Loalwa Braz Vieira (3 June 1953 – 19 January 2017) was a Brazilian vocalist and musician, best known for providing the lead vocals for the French-Brazilian recording act Kaoma for their 1989 cover of the hit "" (by Ulysses Hermosa, lead singer of the popular Bolivian folk group Los Kjarkas), later renamed as "Lambada". She was fluent in four languages, and recorded songs in her native Portuguese, as well as in Spanish, French and English.

Biography
Braz was born in Jacarepaguá, Rio de Janeiro, to a family of musicians: her father was an orchestra leader and her mother was a popular and classical pianist. Braz learned to play the piano at the age of four, and started singing at the age of 13. She lived in Paris from 1985, and in Geneva from 2010 until her death in 2017.

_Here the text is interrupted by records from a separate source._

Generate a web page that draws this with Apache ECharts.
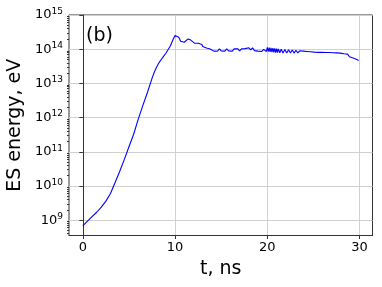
<!DOCTYPE html>
<html>
<head>
<meta charset="utf-8">
<script src="https://cdn.jsdelivr.net/npm/echarts@6/dist/echarts.min.js"></script>
<style>
html,body{margin:0;padding:0;background:#fff;}
#c{width:382px;height:287px;}
</style>
</head>
<body>
<div id="c"></div>
<script>
// time, ns
const timeNs = [
  0.0, 0.5, 1.0, 1.5, 2.0, 2.5, 3.0, 3.5, 4.0, 4.5, 5.0, 5.5, 6.0, 6.5, 7.0,
  7.5, 7.75, 8.0, 8.25, 8.5, 8.75, 9.0, 9.25, 9.5, 9.8,
  10.0, 10.2, 10.4, 10.6, 10.8, 11.0, 11.2, 11.4, 11.5, 11.7, 11.9, 12.1, 12.3, 12.5, 12.7, 12.9,
  13.0, 13.2, 13.4, 13.6, 13.8,
  14.0, 14.2, 14.4, 14.6, 14.8, 15.0, 15.2, 15.4, 15.6, 15.8,
  16.0, 16.2, 16.4, 16.6, 16.8, 17.0, 17.2, 17.4, 17.6, 17.8,
  18.0, 18.2, 18.4, 18.6, 18.8, 19.0, 19.2, 19.4, 19.6, 19.8,
  19.9, 20.0, 20.1, 20.2, 20.3, 20.4, 20.5, 20.6, 20.7, 20.8,
  20.9, 21.0, 21.1, 21.2, 21.35, 21.5, 21.7, 21.9, 22.1, 22.3,
  22.5, 22.7, 22.9, 23.1, 23.3, 23.5, 23.7, 23.9, 24.1, 24.3,
  24.5, 24.7, 24.9, 25.1, 25.3, 25.5, 25.7, 25.9, 26.1, 26.3,
  26.5, 26.7, 26.9, 27.1, 27.3, 27.5, 27.7, 27.9, 28.1, 28.3,
  28.5, 28.7, 28.9, 29.1, 29.3, 29.5, 29.7, 29.9
];
// ES energy, eV
const esEnergy = [
  6.8e8, 9.3e8, 1.26e9, 1.7e9, 2.4e9, 3.6e9, 6.0e9, 1.26e10, 2.7e10, 6.0e10, 1.4e11, 3.2e11, 8.9e11, 2.24e12, 5.4e12,
  1.4e13, 2.15e13, 3.0e13, 4.0e13, 5.0e13, 6.2e13, 7.6e13, 9.8e13, 1.26e14, 2.0e14,
  2.5e14, 2.75e14, 2.25e14, 1.7e14, 1.5e14, 1.6e14, 1.75e14, 2.0e14, 2.2e14, 1.85e14, 1.65e14, 1.5e14, 1.42e14, 1.5e14, 1.48e14, 1.38e14,
  1.2e14, 1.15e14, 1.08e14, 1.05e14, 1.02e14,
  1.02e14, 8.8e13, 9.9e13, 8.7e13, 1.02e14, 8.9e13, 1.01e14, 8.8e13, 1.03e14, 8.9e13,
  1.01e14, 8.8e13, 1.02e14, 9.0e13, 1.03e14, 8.9e13, 1.02e14, 9.0e13, 1.04e14, 9.4e13,
  1.1e14, 9.5e13, 1.1e14, 9.1e13, 1.04e14, 8.8e13, 1.0e14, 8.6e13, 9.9e13, 1.1e14,
  8.6e13, 1.14e14, 8.5e13, 1.12e14, 8.3e13, 1.1e14, 8.2e13, 1.08e14, 8.1e13, 1.06e14,
  8.0e13, 1.04e14, 8.0e13, 1.02e14, 7.9e13, 1.0e14, 7.8e13, 9.8e13, 7.7e13, 9.6e13,
  7.7e13, 9.5e13, 7.7e13, 9.3e13, 7.8e13, 9.0e13, 7.9e13, 8.8e13, 7.8e13, 8.6e13,
  7.7e13, 8.4e13, 7.5e13, 8.2e13, 7.4e13, 8.1e13, 7.4e13, 8.1e13, 7.4e13, 8.0e13,
  7.3e13, 8.0e13, 7.3e13, 7.9e13, 7.2e13, 7.8e13, 7.2e13, 7.7e13, 7.0e13, 7.4e13,
  6.6e13, 7.2e13, 6.0e13, 6.4e13, 5.5e13, 6.1e13, 5.0e13, 4.7e13
];
const xTicks = [0, 10, 20, 30];
const yTicks = [1e9, 1e10, 1e11, 1e12, 1e13, 1e14, 1e15];
const yMinorTicks = [];
for (let e = 8; e <= 14; e++) for (let m = 2; m <= 9; m++) yMinorTicks.push(m * Math.pow(10, e));

const xMin = -1.5, xMax = 31.4;
const yMin = 3.55e8, yMax = 1.002e15;

const data = timeNs.map((t, i) => [t, esEnergy[i]]);
const font = 'DejaVu Sans';
const chart = echarts.init(document.getElementById('c'), null, {renderer: 'canvas'});
chart.setOption({
  animation: false,
  backgroundColor: '#ffffff',
  title: {
    text: '(b)', left: 86, top: 27, padding: 0,
    textStyle: {fontFamily: font, fontSize: 19, fontWeight: 'normal', color: '#000'}
  },
  grid: {left: 69, right: 9.5, top: 15, bottom: 51.5, show: true, borderColor: '#333', borderWidth: 1,
         backgroundColor: 'transparent', outerBoundsMode: 'none', containLabel: false},
  xAxis: {
    type: 'value', min: xMin, max: xMax,
    name: 't, ns', nameLocation: 'middle', nameGap: 22,
    nameTextStyle: {fontFamily: font, fontSize: 19, color: '#000'},
    axisLine: {show: true, onZero: false, lineStyle: {color: '#333', width: 1}},
    axisTick: {show: true, length: 3.5, customValues: xTicks, lineStyle: {color: '#333'}},
    axisLabel: {customValues: xTicks, margin: 6, fontFamily: font, fontSize: 13, color: '#000'},
    splitLine: {show: true, lineStyle: {color: '#d0d0d0', width: 1}}
  },
  yAxis: [{
    type: 'log', min: yMin, max: yMax,
    name: 'ES energy, eV', nameLocation: 'middle', nameGap: 42, nameRotate: 90,
    nameTextStyle: {fontFamily: font, fontSize: 19, color: '#000'},
    axisLine: {show: true, lineStyle: {color: '#333', width: 1}},
    axisTick: {show: true, length: 3.5, customValues: yTicks, lineStyle: {color: '#333'}},
    axisLabel: {
      customValues: yTicks, margin: 6, fontFamily: font, fontSize: 13, color: '#000',
      showMinLabel: true, showMaxLabel: true, hideOverlap: false,
      formatter: v => '10{sup|' + Math.round(Math.log10(v)) + '}',
      rich: {sup: {fontFamily: font, fontSize: 9, color: '#000', verticalAlign: 'bottom', padding: [0, 0, 7, 0]}}
    },
    splitLine: {show: true, lineStyle: {color: '#d0d0d0', width: 1}}
  }, {
    type: 'log', min: yMin, max: yMax, position: 'left',
    axisLine: {show: false},
    axisTick: {show: true, length: 2, customValues: yMinorTicks, lineStyle: {color: '#333'}},
    axisLabel: {show: false},
    splitLine: {show: false}
  }],
  series: [{
    type: 'line', data: data, yAxisIndex: 0, showSymbol: false, symbol: 'none',
    lineStyle: {color: '#0000ff', width: 1.1}, clip: true
  }]
});
</script>
</body>
</html>
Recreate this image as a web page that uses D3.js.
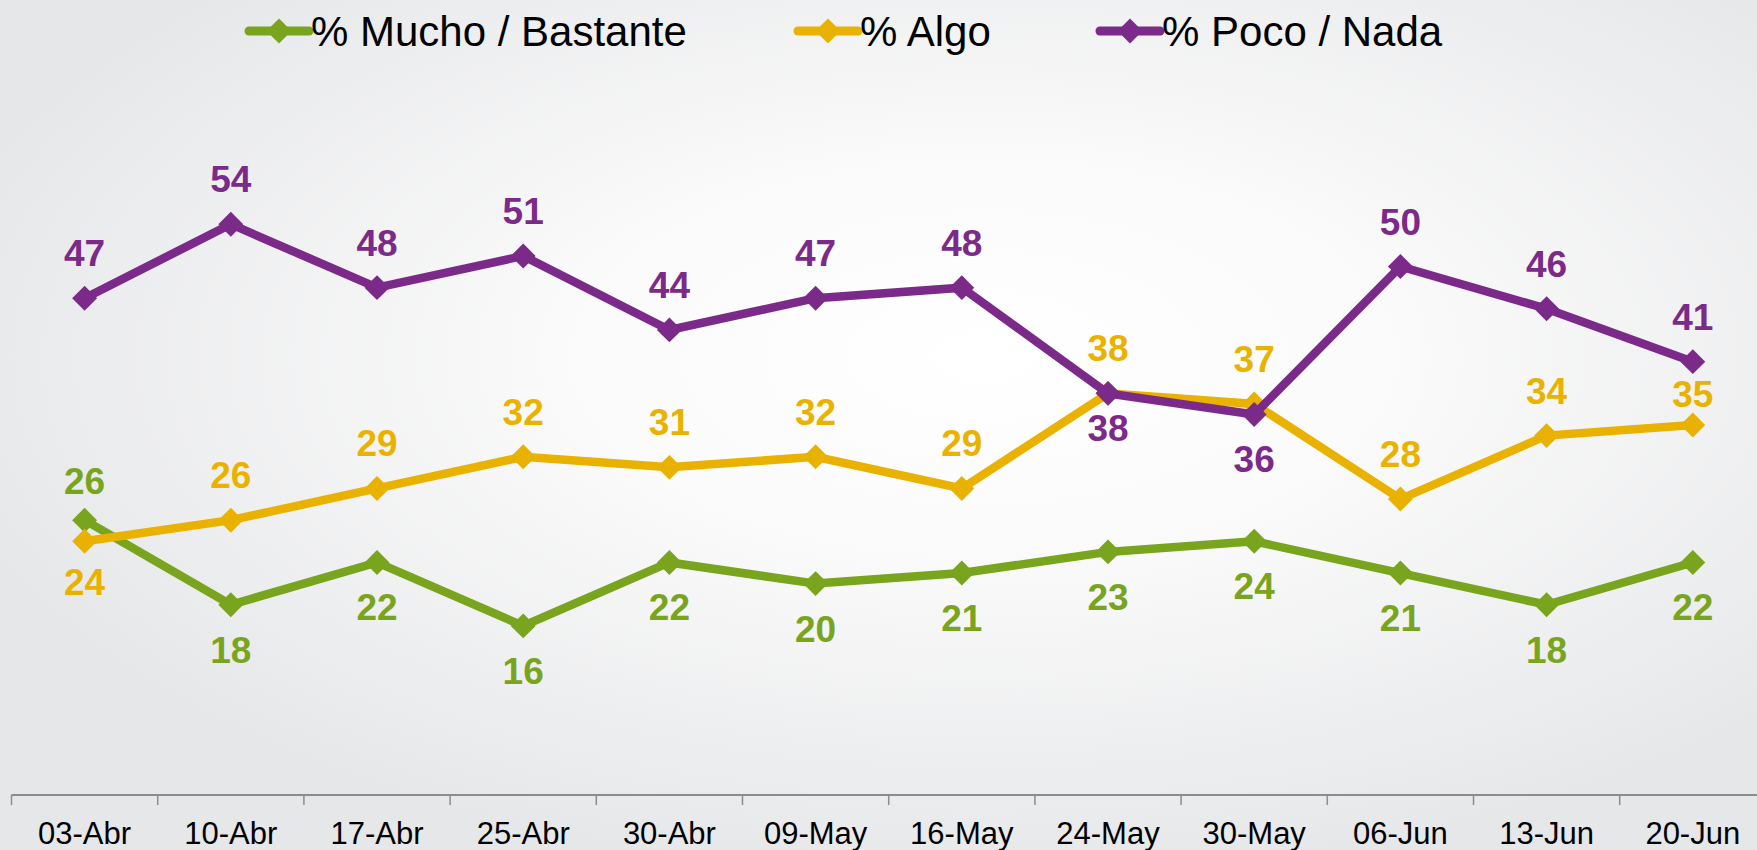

Braz grew up surrounded by the rhythms of Brazil, which shone through her songs. Her natural gifts were strengthened by hard work. Braz quickly obtained many awards, and started performing at Rio’s most prestigious night clubs. Her talent gained her the recognition of Brazil’s greatest pop artists Gilberto Gil, Tim Maia, Alcione, Maria Bethânia, Emílio Santiago, Gal Costa, and Caetano Veloso, who became her stage and recording co-workers from 1975 to 1985. She moved to Paris in 1985, after her success at the Palais des Sports, with the show “Brésil en Fête”.

Braz appeared at major show business venues: Paradis Latin, Méridien (Paris), Olympia ('88 and '92), TLP Dejazet, New Morning, Zenith, Madison Square Garden (New York City), and the London Palladium and Waldorf Astoria (both London). In 1989, Braz provided vocals for the song “Lambada”, recorded by Kaoma, which became a worldwide hit but was originally composed by Ulysses Hermosa, leader of the popular Bolivian folk group 'Los Kjarkas' and used without his permission; a settlement for an undisclosed sum was later reached. The success of “Lambada” also brought new attention to Latin music in non-Latin regions.

Braz composed and sang two songs for the sound-track of the movie Le Roi Desperados – produced by French television station Canal+ - and performed with the London Philharmonic Orchestra, in Abbey Road, for the sound-track of the French movie Dis-Moi Oui, directed by Alexandre Arcady and with music by Phillipe Sarde. Many songs marked her career: “Chorando Se Foi” (“Lambada”), “Tago Mago”, “Dançando Lambada”, “Mélodie D’Amour” and “La Media Noche”. Braz's adaptation of the Stevie Wonder song “Another Star” into Portuguese (as “Outro Lugar”) demonstrated her skills, and that was why great names of world music were interested in her compositions and arrangements.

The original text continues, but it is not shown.